The empirical definition of features for VGI map data is done using the currently largest VGI initiative OSM (Jokar Arsanjani et al. 2015) as the study subject. The data in this project is – typically for geographic map data – characterized by multiple spatial dimensions and contextual data that cannot be easily used in data analytics methods. In detail, the data in OSM consists of points, poly-lines and spatial relations that are annotated with tags (containing plain-text data) to give semantic meaning to the objects. Therefore, feature extraction a necessary step making the data accessible in energy data analytics.

The feature extraction is done using problem specific knowledge applied to the data to derive meaningful variables (Guyon and Elisseeff 2006): Some features are directly derived from the raw data (e.g., frequencies of objects in an area). Besides that, a literature survey in geographic information science was conducted and spatial landscape metrics (e.g., describing the spatial envelope or the structure of a landscape) were identified as domain-specific features. The identified features were grouped into topologic features describing the structure of and relations between one household and spatial neighbors (e.g. longitude, latitude, frequency objects in the surroundings, distance to city center), and semantic features considering the meaning of an object within the spatial context it appears. In the group of semantic features, I differentiate between point-based features and polygon-based features (i.e. building and land use). In the remaining section, the categories of features are described.

Topologic features — In geodesy, topology focuses on the structure of and relations between spatial objects, e.g., whether two objects overlap or whether one object is contained in another (Becker 2012). In contrast to the semantic relation of a geographical object to another, the topology covers only shape and arrangement of objects. Example topologic features are geographic location (longitude, latitude, altitude) that representing the local environment, such as climate conditions or the number of sun hours per day. The number of objects in the surrounding of a household is a proxy for the population density and distance to city center is a distinction criterion for urban or rural area

Semantic features — A charted point or polygon in a map can have different meaning, depending on the size of the object, in which region it appears and which objects are nearby. The semantics focuses on the meaning of an object within the context it appears. The available source for semantic geographical data are tag-annotations associated to objects in OSM.

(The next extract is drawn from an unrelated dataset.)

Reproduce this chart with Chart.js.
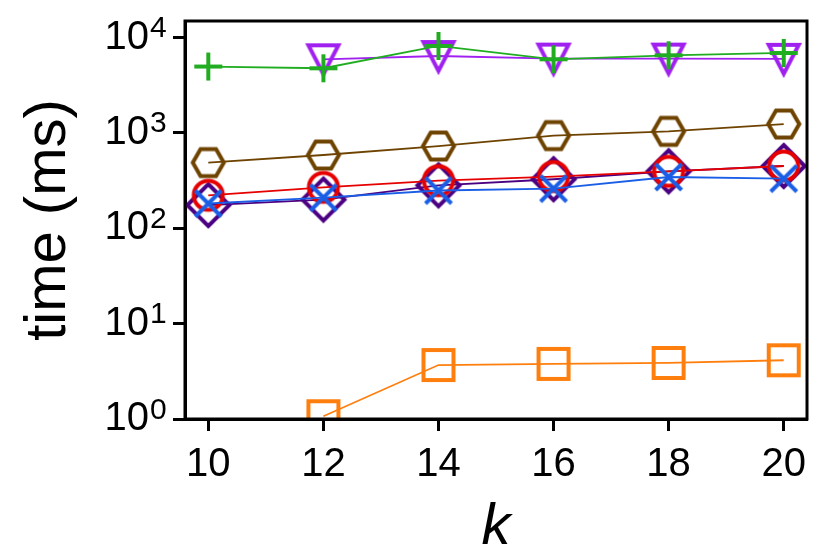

It is obviously difficult to express the proximity of two or more objects by means of a semantic distance. Suggested similarity measures, as used for example in information retrieval (Schwering 2008; Janowicz et al. 2011; Ballatore et al. 2012), can not be easily adapted in the context of this study, since they mainly express the similarity of two objects, but not the similarity of areas on a map as needed for the characterization of households. Therefore, I defined semantic features from the OSM internal taxonomy for tags of geographic objects that is known as OSM map features (the double meaning of this term cannot be avoided here) that is maintained by the OSM community.

The community defines 26 primary map features that are recommended to be used (others may be used, but are mostly infrequent), but this tag-taxonomy is not well suited for the use in energy data analytics:
  • map features have no direct meaning for the field of application (such as aeroway, barrier or emergency)

  • the wide range of some map features must be diversified (such as amenity, natural or man_made)

  • map features cover an overlapping field of objects (for example office, craft, shop, amenity and building can describe the existence of company locations)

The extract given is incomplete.